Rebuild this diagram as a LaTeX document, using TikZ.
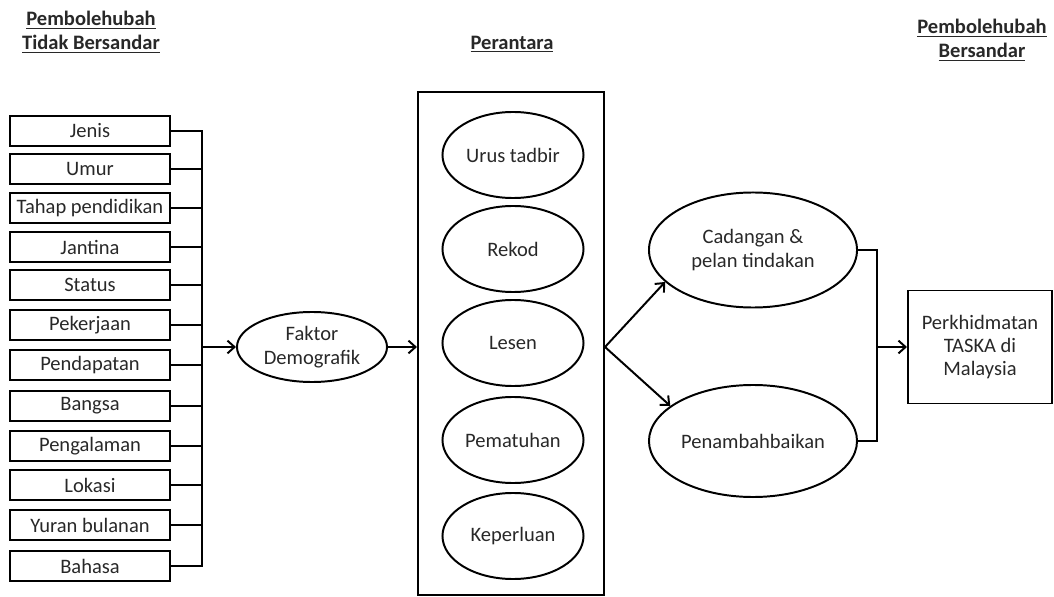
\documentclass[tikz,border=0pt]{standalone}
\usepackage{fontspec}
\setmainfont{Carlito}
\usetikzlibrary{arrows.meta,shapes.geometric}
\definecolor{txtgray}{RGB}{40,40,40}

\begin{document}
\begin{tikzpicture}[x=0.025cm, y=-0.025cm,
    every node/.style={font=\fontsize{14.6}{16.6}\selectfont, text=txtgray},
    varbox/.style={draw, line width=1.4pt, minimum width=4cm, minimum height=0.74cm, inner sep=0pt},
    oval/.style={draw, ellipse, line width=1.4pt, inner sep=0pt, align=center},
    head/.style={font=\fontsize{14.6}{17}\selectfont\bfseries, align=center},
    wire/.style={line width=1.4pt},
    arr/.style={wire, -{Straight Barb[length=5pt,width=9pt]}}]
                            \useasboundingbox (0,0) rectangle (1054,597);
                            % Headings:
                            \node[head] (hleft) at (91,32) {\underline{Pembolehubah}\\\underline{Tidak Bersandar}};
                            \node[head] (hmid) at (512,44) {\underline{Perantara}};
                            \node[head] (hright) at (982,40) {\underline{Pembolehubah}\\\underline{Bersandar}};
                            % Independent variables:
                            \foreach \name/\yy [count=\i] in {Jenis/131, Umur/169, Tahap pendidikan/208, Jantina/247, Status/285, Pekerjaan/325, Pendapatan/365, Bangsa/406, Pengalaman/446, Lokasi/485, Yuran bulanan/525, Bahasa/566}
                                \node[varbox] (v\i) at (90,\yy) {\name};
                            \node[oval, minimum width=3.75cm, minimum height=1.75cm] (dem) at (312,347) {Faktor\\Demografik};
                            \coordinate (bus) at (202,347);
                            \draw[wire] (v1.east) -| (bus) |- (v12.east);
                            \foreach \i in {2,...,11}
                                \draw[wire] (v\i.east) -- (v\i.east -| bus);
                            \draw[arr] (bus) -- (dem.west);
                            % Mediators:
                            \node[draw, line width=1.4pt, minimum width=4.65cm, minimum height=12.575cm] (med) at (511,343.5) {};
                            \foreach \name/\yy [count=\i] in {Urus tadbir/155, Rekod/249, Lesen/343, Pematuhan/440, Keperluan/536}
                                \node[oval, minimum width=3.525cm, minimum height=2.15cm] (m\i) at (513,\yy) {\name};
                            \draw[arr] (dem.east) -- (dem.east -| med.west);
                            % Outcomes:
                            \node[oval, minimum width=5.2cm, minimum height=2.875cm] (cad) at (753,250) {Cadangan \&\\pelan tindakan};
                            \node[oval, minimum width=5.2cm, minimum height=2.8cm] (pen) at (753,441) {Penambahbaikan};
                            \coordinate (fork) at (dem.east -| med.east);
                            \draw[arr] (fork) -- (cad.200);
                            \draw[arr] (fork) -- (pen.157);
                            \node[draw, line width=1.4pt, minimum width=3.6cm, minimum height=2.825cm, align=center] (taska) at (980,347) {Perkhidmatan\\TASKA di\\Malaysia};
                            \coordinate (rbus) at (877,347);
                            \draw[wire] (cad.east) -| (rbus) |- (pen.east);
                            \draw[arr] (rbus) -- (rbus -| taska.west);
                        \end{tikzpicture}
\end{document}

■ ■ ■ ■ ■ ■ ■

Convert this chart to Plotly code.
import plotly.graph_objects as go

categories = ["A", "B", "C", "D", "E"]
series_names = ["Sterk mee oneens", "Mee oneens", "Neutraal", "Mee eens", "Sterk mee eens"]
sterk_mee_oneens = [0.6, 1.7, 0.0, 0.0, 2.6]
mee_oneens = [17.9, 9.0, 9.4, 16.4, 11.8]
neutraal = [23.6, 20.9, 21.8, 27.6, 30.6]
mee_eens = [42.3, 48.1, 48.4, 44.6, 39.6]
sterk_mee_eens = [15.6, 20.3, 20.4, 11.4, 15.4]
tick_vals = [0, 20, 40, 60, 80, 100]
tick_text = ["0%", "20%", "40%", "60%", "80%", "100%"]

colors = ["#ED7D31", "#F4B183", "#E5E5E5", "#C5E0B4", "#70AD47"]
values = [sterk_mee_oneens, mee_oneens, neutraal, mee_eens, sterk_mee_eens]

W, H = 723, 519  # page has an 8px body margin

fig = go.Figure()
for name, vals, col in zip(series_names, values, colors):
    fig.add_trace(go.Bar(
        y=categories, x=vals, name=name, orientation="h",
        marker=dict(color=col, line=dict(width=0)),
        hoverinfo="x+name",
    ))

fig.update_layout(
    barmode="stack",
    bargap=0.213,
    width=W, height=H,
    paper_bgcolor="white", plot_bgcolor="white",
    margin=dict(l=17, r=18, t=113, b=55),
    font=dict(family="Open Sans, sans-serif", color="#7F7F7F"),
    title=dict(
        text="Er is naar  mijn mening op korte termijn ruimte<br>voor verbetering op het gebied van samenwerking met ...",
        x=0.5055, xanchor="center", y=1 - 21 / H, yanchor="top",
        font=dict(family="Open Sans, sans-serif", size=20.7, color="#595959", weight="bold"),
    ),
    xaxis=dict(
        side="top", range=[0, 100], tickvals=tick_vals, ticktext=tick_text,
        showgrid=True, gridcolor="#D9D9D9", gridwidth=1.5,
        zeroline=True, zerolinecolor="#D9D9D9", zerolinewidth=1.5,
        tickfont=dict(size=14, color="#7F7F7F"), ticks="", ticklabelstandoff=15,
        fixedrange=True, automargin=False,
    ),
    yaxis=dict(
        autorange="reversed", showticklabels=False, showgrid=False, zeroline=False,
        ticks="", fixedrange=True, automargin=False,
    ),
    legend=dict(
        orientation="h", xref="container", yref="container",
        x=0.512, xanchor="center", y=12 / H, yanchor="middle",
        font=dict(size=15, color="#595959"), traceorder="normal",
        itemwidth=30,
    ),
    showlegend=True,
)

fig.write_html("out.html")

■ ■ ■ ■ ■ ■ ■

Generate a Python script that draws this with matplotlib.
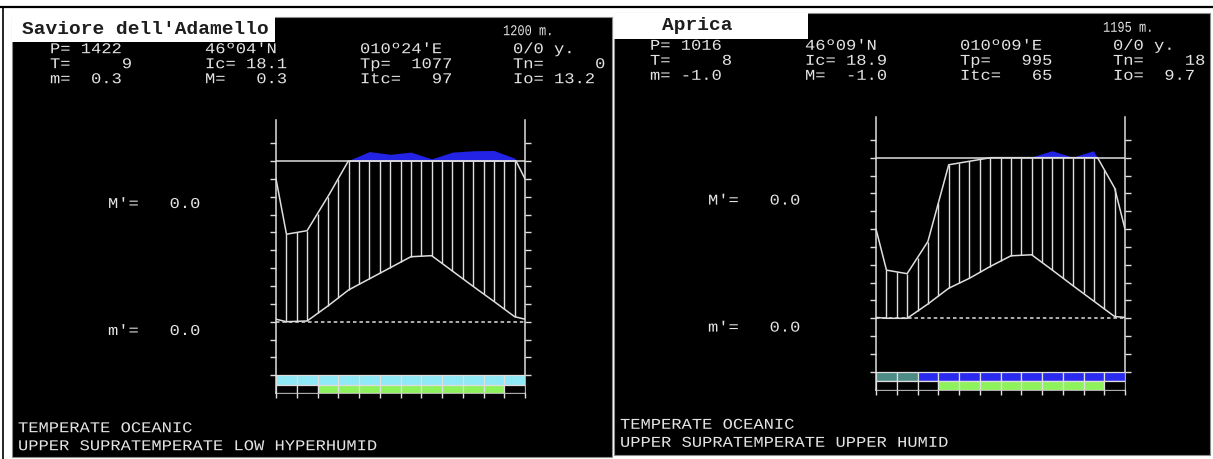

■ ■ ■ ■ ■ ■ ■

**WHAT YOU ARE ASKED TO DO**: Find the word "this" and list each line it appears in.

**RESULT**:
Rebuild this diagram as a LaTeX document, using TikZ.
Convert this chart to Plotly code.
Generate a Python script that draws this with matplotlib.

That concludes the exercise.